Exercise 6. Show that in the limit \(\lambda \to 0\) (no mean reversion), the variance \(v_r^2(t_0, T)\) reduces to \(\sigma^2(T - t_0)\) and \(B(\tau)\) reduces to \(-\tau\). Interpret this limiting case in terms of the Ho-Lee model.

Solution to Exercise 6

Taking \(\lambda \to 0\) in the variance formula:

\[ v_r^2(t_0, T) = -\frac{\sigma^2}{2\lambda}\left(e^{-2\lambda(T-t_0)} - 1\right) = \frac{\sigma^2}{2\lambda}\left(1 - e^{-2\lambda(T-t_0)}\right) \]

Using the Taylor expansion \(e^{-2\lambda(T-t_0)} \approx 1 - 2\lambda(T-t_0) + O(\lambda^2)\):

\[ v_r^2(t_0, T) \approx \frac{\sigma^2}{2\lambda} \cdot 2\lambda(T - t_0) = \sigma^2(T - t_0) \]

For \(B(\tau)\):

\[ B(\tau) = \frac{e^{-\lambda\tau} - 1}{\lambda} \]

Using \(e^{-\lambda\tau} \approx 1 - \lambda\tau + O(\lambda^2)\):

\[ B(\tau) \approx \frac{(1 - \lambda\tau) - 1}{\lambda} = -\tau \]

In the Ho-Lee model, \(dr(t) = \theta(t)\,dt + \sigma\,dW(t)\) (no mean reversion). The short rate is a Brownian motion with drift, so \(r(T) - r(t_0)\) has variance \(\sigma^2(T - t_0)\) and the bond price sensitivity to \(r\) over a horizon \(\tau\) is linear: \(B(\tau) = -\tau\). The Hull-White model with \(\lambda = 0\) is exactly the Ho-Lee model, and the formulas above confirm this correspondence.

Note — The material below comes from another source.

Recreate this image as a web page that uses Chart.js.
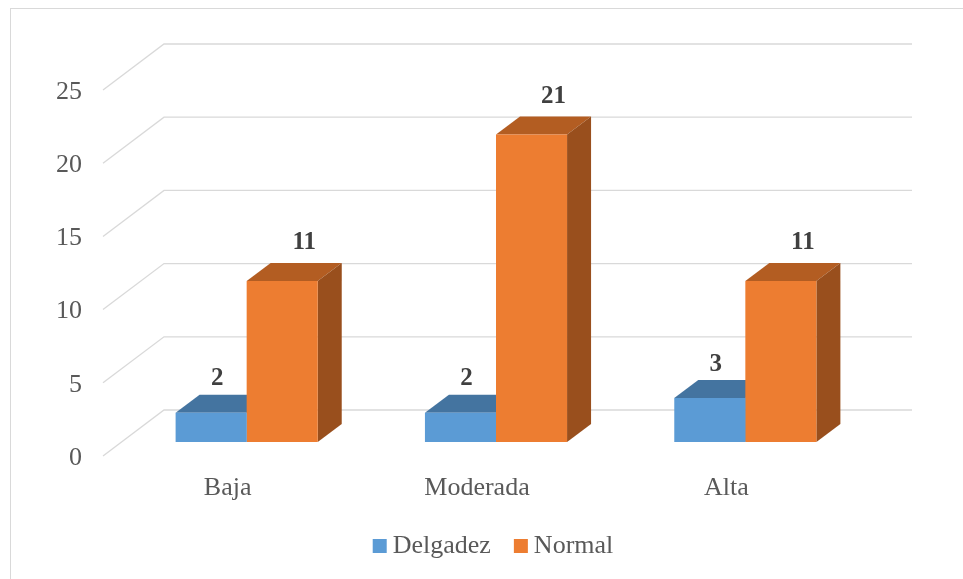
<!DOCTYPE html>
<html>
<head>
<meta charset="utf-8">
<script src="https://cdn.jsdelivr.net/npm/chart.js@4.4.1/dist/chart.umd.min.js"></script>
<style>
  html, body { margin: 0; padding: 0; background: #fff; }
  #wrap { width: 963px; height: 579px; }
</style>
</head>
<body>
<div id="wrap"><canvas id="chart" width="963" height="579"></canvas></div>
<script>
const categories = ['Baja', 'Moderada', 'Alta'];
const delgadez = [2, 2, 3];
const normal = [11, 21, 11];
const yTicks = [0, 5, 10, 15, 20, 25];

const FONT = "'Liberation Serif', 'Times New Roman', serif";

// depth of the 3D box: back wall and front edge relative to the bar plane
const BACK = { dx: 42, dy: -32 };
const FRONT = { dx: -19, dy: 14 };
const BAR_DEPTH = { dx: 24, dy: -18 };

const faces = {
    'Delgadez': { top: '#4474A0', side: '#3A6690' },
    'Normal': { top: '#B35D22', side: '#994F1D' }
};

const poly = (ctx, pts, color) => {
    ctx.beginPath();
    ctx.moveTo(pts[0][0], pts[0][1]);
    for (let i = 1; i < pts.length; i++) ctx.lineTo(pts[i][0], pts[i][1]);
    ctx.closePath();
    ctx.fillStyle = color;
    ctx.fill();
}

const box3d = {
    id: 'box3d',
    beforeDraw(chart) {
        const ctx = chart.ctx;
        ctx.save();
        ctx.fillStyle = '#fff';
        ctx.fillRect(0, 0, chart.width, chart.height);
        ctx.strokeStyle = '#d9d9d9';
        ctx.lineWidth = 1;
        ctx.strokeRect(10.5, 8.5, chart.width + 20, chart.height + 20);
        ctx.restore();
    },
    beforeDatasetsDraw(chart) {
        const ctx = chart.ctx;
        const area = chart.chartArea;
        const y = chart.scales.y;
        ctx.save();
        ctx.strokeStyle = '#d9d9d9';
        ctx.lineWidth = 1.3;
        yTicks.forEach(v => {
            const py = y.getPixelForValue(v);
            ctx.beginPath();
            ctx.moveTo(area.left + FRONT.dx, py + FRONT.dy);
            ctx.lineTo(area.left + BACK.dx, py + BACK.dy);
            ctx.lineTo(area.right + BACK.dx, py + BACK.dy);
            ctx.stroke();
        });

        // top and side faces of each bar
        chart.data.datasets.forEach((ds, i) => {
            const meta = chart.getDatasetMeta(i);
            const f = faces[ds.label];
            meta.data.forEach(bar => {
                const p = bar.getProps(['x', 'y', 'base', 'width'], true);
                const x0 = p.x - p.width / 2, x1 = p.x + p.width / 2;
                const dx = BAR_DEPTH.dx, dy = BAR_DEPTH.dy;
                poly(ctx, [[x0, p.y], [x0 + dx, p.y + dy], [x1 + dx, p.y + dy], [x1, p.y]], f.top);
                poly(ctx, [[x1, p.y], [x1 + dx, p.y + dy], [x1 + dx, p.base + dy], [x1, p.base]], f.side);
            });
        });
        ctx.restore();
    },
    afterDatasetsDraw(chart) {
        const ctx = chart.ctx;
        ctx.save();
        ctx.font = `bold 25px ${FONT}`;
        ctx.fillStyle = '#404040';
        ctx.textAlign = 'center';
        ctx.textBaseline = 'middle';
        const shift = [6, 22];
        const lift = [34, 38];
        chart.data.datasets.forEach((ds, i) => {
            const meta = chart.getDatasetMeta(i);
            meta.data.forEach((bar, j) => {
                ctx.fillText(String(ds.data[j]), bar.x + shift[i], bar.y - lift[i]);
            });
        });

        // legend
        ctx.font = `26px ${FONT}`;
        ctx.textAlign = 'left';
        const items = chart.data.datasets.map(ds => ({
            label: ds.label, color: ds.backgroundColor, w: 14 + 6 + ctx.measureText(ds.label).width
        }));
        const gap = 23;
        const total = items.reduce((s, it) => s + it.w, 0) + gap * (items.length - 1);
        let lx = (chart.chartArea.left + chart.chartArea.right) / 2 - total / 2 - 3;
        const ly = 545;
        items.forEach(it => {
            ctx.fillStyle = it.color;
            ctx.fillRect(lx, ly - 6, 14, 14);
            ctx.fillStyle = '#595959';
            ctx.fillText(it.label, lx + 20, ly + 1);
            lx += it.w + gap;
        });
        ctx.restore();
    }
};

new Chart(document.getElementById('chart'), {
    type: 'bar',
    data: {
        labels: categories,
        datasets: [
            { label: 'Delgadez', data: delgadez, backgroundColor: '#5B9BD5' },
            { label: 'Normal', data: normal, backgroundColor: '#ED7D31' }
        ]
    },
    options: {
        responsive: false,
        animation: false,
        layout: { padding: { left: 0, right: 93, top: 76, bottom: 0 } },
        datasets: { bar: { categoryPercentage: 0.57, barPercentage: 1 } },
        plugins: {
            legend: { display: false },
            tooltip: { enabled: false }
        },
        scales: {
            x: {
                grid: { display: false, drawTicks: false },
                border: { display: false },
                ticks: { color: '#595959', font: { family: FONT, size: 26 }, padding: 31, labelOffset: -19 },
                afterFit(scale) { scale.height = 137; }
            },
            y: {
                min: 0,
                max: 25,
                grid: { display: false, drawTicks: false },
                border: { display: false },
                ticks: { stepSize: 5, color: '#595959', font: { family: FONT, size: 26 }, padding: 40, labelOffset: 16 },
                afterFit(scale) { scale.width = 122; }
            }
        }
    },
    plugins: [box3d]
});
</script>
</body>
</html>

Exercise 7. Consider the discounted characteristic function \(\phi(u; t, T) = e^{A(u,\tau) + B(u,\tau)r(t)}\). Show that setting \(u = 0\) recovers the zero-coupon bond price \(P(t,T)\), and explain why \(\phi\) can be used for Fourier-based option pricing in the Hull-White model.

Solution to Exercise 7

Setting \(u = 0\) in the discounted characteristic function:

\[ \phi(0; t, T) = \mathbb{E}^{\mathbb{Q}}\!\left[e^{-\int_t^T r(t')\,dt' + i \cdot 0 \cdot r(T)}\,\Big|\,\mathcal{F}(t)\right] = \mathbb{E}^{\mathbb{Q}}\!\left[e^{-\int_t^T r(t')\,dt'}\,\Big|\,\mathcal{F}(t)\right] \]

This is precisely the definition of the zero-coupon bond price:

\[ \phi(0; t, T) = P(t, T) \]

Since the Hull-White model is affine, \(\phi(0; t, T) = e^{A(0, \tau) + B(0, \tau)r(t)}\), and the functions \(A(0, \tau)\) and \(B(0, \tau)\) must coincide with the bond pricing functions.

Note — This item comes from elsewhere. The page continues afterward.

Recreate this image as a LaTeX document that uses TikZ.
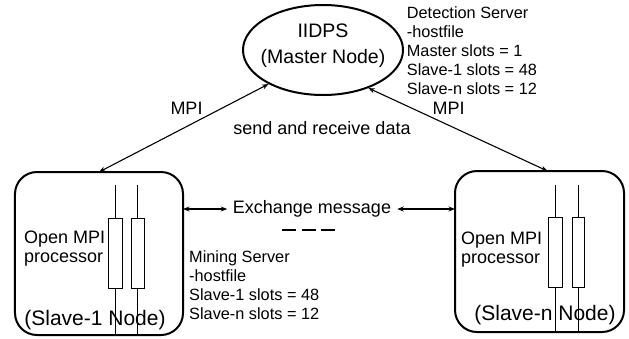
\documentclass[tikz,border=0pt]{standalone}
\usepackage{fontspec}
\setmainfont{Liberation Sans}
\usetikzlibrary{shapes.geometric,arrows.meta,calc}
\begin{document}
\begin{tikzpicture}[x=1bp,y=-1bp,
  frame/.style={draw, line width=2bp, rounded corners=22bp, inner sep=0, outer sep=0},
  hostnode/.style={draw, ellipse, line width=2bp, minimum width=160bp, minimum height=90bp, inner sep=0},
  link/.style={line width=1.1bp, {Stealth[length=6.5bp,width=5bp]}-{Stealth[length=6.5bp,width=5bp]}},
  wire/.style={line width=0.9bp},
  bodytxt/.style={inner sep=0, font=\fontsize{18bp}{19bp}\selectfont},
  infotxt/.style={inner sep=0, align=left, anchor=north west, font=\fontsize{16.3bp}{19bp}\selectfont},
  titletxt/.style={inner sep=0, align=center, font=\fontsize{19.5bp}{26bp}\selectfont},
  nodetxt/.style={inner sep=0, font=\fontsize{21bp}{24bp}\selectfont},
]
\useasboundingbox (0,0) rectangle (629,338);

% master node and the two slave frames
\node[hostnode] (master) at (323,50) {};
\node[titletxt] (mtxt) at (323,45.5) {IIDPS\\(Master Node)};
\node[frame, minimum width=168bp, minimum height=163bp] (s1) at (99,253.5) {};
\node[frame, minimum width=169bp, minimum height=161bp] (sn) at (539.5,251.5) {};

% processor symbols inside Slave-1 (wires stop at the frame)
\begin{scope}
  \clip (s1.south west) rectangle (s1.north east);
  \draw[wire] (108,218) rectangle (122,288);
  \draw[wire] (131,218) rectangle (144,288);
  \draw[wire] (115,185) -- (115,218) (115,288) -- (115,345);
  \draw[wire] (137.5,185) -- (137.5,218) (137.5,288) -- (137.5,345);
\end{scope}

% processor symbols inside Slave-n
\begin{scope}
  \clip (sn.south west) rectangle (sn.north east);
  \draw[wire] (548,217) rectangle (562,287);
  \draw[wire] (572,217) rectangle (584,287);
  \draw[wire] (555,185) -- (555,217) (555,287) -- (555,345);
  \draw[wire] (578,185) -- (578,217) (578,287) -- (578,345);
\end{scope}

% texts inside the frames
\node[bodytxt, anchor=west, align=left] (p1) at (24,249) {Open MPI\\processor};
\node[bodytxt, anchor=west, align=left] (pn) at (461,250) {Open MPI\\processor};
\node[nodetxt] (l1) at (95,320) {(Slave-1 Node)};
\node[nodetxt] (ln) at (545,315) {(Slave-n Node)};

% MPI links to the master
\draw[link] (s1.north) -- (master.212);
\draw[link] (master.320) -- ($(sn.north)+(8,0)$);
\node[bodytxt] (mpi1) at (186.5,108) {MPI};
\node[bodytxt] (mpin) at (448.5,108) {MPI};
\node[bodytxt] (srd) at (322,128) {send and receive data};

% message exchange between slaves
\node[bodytxt] (ex) at (312,209) {Exchange message};
\draw[link] (s1.east |- ex.west) -- ([xshift=-5.5bp]ex.west);
\draw[link] (sn.west |- ex.east) -- ([xshift=6bp]ex.east);
\draw[line width=2bp, dash pattern=on 14bp off 5.5bp] (282,230) -- (335,230);

% host files
\node[infotxt] (det) at (406.7,6.5) {Detection Server\\-hostfile\\Master slots = 1\\Slave-1 slots = 48\\Slave-n slots = 12};
\node[infotxt] (mine) at (189,250) {Mining Server\\-hostfile\\Slave-1 slots = 48\\Slave-n slots = 12};
\end{tikzpicture}
\end{document}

The discounted characteristic function \(\phi(u; t, T)\) is useful for Fourier-based option pricing because it encodes both the discounting and the distribution of \(r(T)\) in a single object. For a European option with payoff \(g(r(T))\), the price is:

\[ V(t) = \mathbb{E}^{\mathbb{Q}}\!\left[e^{-\int_t^T r(t')\,dt'} g(r(T))\,\Big|\,\mathcal{F}(t)\right] \]

If \(\hat{g}\) is the Fourier transform of \(g\), then by the Fourier inversion theorem:

\[ V(t) = \frac{1}{2\pi}\int_{-\infty}^{\infty} \hat{g}(-u)\,\phi(u; t, T)\,du \]

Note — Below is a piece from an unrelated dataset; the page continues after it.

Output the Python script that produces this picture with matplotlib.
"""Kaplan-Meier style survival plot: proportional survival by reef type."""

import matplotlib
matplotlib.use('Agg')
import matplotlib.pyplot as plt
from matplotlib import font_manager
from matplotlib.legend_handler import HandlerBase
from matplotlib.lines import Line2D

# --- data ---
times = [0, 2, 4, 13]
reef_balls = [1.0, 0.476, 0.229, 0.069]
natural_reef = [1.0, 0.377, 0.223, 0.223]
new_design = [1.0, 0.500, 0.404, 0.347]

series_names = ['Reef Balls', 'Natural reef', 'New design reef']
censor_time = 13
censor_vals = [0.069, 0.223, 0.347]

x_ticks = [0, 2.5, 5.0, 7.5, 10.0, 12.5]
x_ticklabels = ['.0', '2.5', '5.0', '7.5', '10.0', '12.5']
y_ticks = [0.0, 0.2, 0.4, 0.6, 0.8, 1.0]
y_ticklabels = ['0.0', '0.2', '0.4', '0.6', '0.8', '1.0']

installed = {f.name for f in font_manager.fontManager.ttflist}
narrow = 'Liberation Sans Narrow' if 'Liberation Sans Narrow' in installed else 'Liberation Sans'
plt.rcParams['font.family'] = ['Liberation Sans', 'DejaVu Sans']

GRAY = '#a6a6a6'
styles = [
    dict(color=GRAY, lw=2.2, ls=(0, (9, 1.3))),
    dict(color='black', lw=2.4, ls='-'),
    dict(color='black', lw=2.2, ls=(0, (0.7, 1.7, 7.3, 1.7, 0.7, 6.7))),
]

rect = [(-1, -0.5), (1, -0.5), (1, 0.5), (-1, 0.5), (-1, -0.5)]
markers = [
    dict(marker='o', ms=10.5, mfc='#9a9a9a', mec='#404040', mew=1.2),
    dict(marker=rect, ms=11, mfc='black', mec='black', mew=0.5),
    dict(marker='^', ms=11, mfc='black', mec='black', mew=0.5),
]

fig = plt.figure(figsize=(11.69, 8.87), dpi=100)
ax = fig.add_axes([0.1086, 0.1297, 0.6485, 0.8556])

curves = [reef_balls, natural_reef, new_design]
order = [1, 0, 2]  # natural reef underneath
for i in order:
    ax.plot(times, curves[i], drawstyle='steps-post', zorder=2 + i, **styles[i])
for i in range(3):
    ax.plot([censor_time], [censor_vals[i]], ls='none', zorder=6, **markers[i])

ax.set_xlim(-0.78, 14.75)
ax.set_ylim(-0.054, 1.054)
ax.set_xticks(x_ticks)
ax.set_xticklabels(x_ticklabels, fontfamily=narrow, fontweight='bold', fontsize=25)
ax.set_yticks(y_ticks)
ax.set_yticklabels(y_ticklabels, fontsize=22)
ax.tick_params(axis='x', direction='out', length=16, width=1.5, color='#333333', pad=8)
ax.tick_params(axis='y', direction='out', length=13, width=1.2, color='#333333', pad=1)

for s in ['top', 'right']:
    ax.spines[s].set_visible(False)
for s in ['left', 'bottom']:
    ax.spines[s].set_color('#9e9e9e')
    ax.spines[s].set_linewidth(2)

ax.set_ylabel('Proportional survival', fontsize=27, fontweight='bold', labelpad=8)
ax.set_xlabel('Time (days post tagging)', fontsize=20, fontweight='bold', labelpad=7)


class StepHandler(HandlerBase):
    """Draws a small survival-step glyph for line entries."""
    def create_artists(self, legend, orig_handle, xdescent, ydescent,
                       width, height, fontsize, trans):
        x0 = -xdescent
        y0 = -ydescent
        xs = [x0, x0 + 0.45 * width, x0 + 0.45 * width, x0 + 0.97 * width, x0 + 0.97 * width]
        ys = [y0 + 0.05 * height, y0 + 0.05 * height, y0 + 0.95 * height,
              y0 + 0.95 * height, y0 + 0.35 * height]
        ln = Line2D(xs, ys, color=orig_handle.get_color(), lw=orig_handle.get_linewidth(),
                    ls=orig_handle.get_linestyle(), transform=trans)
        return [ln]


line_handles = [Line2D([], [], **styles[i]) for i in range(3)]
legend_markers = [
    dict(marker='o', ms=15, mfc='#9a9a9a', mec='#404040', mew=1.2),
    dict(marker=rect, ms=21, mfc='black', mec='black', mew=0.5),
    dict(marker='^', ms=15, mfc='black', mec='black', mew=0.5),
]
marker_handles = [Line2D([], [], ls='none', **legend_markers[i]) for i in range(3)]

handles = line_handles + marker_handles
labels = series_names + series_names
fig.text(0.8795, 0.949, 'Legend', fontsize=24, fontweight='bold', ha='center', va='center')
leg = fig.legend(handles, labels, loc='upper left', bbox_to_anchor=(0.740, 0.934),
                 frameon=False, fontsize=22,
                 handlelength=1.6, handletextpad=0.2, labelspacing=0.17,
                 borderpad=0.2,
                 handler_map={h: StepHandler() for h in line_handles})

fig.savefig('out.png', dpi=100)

Since \(\phi\) has the closed-form exponential-affine structure \(e^{A(u,\tau) + B(u,\tau)r(t)}\) in the Hull-White model, this integral can be evaluated efficiently using FFT or numerical quadrature, providing a fast alternative to Monte Carlo for pricing interest rate derivatives.